» DATASET ENTRIES
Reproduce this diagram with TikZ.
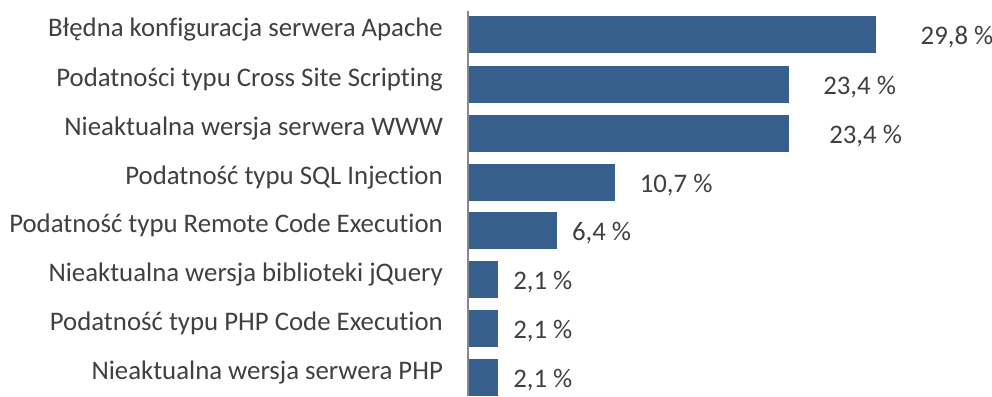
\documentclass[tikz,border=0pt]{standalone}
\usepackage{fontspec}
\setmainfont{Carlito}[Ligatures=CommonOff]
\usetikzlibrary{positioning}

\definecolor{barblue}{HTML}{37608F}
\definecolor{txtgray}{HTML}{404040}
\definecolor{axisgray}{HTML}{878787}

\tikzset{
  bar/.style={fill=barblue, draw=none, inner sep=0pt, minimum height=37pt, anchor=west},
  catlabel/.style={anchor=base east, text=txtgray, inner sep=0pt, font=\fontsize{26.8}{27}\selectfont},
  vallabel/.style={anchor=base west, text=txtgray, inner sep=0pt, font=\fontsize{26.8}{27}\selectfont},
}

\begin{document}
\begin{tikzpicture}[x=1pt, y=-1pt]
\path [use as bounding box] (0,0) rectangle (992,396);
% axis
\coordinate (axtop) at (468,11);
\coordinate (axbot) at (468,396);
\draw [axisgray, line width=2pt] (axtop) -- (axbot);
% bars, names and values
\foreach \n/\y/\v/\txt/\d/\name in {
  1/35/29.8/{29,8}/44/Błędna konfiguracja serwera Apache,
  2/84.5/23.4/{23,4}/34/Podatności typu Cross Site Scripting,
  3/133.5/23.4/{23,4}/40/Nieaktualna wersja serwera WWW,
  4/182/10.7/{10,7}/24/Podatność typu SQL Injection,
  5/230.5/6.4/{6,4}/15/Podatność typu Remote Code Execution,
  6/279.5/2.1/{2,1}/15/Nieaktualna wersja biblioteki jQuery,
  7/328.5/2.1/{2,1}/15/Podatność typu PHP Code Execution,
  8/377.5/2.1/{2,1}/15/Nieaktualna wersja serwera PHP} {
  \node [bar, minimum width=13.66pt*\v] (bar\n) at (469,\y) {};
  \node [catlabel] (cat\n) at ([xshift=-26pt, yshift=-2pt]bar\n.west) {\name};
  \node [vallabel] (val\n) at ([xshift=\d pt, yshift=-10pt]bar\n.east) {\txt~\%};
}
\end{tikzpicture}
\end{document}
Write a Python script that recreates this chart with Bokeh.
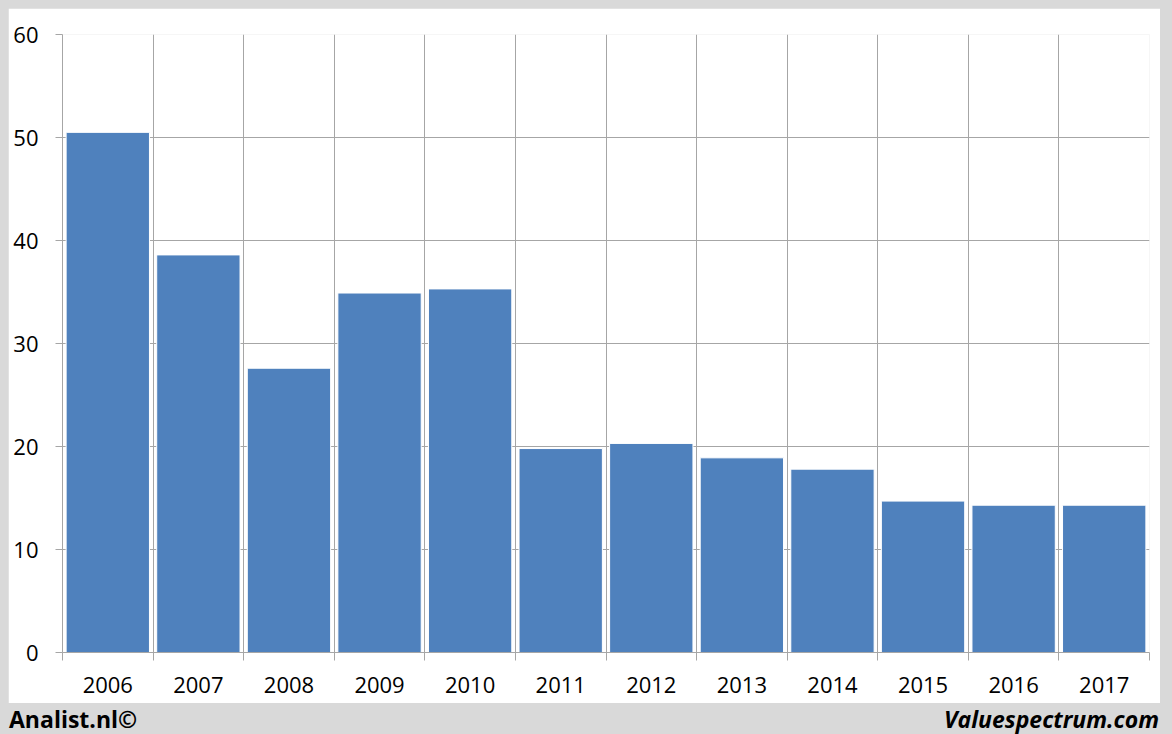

» JOB
Give the number of lines above that hold the word "this", and nothing more.

» TASK RESULT
2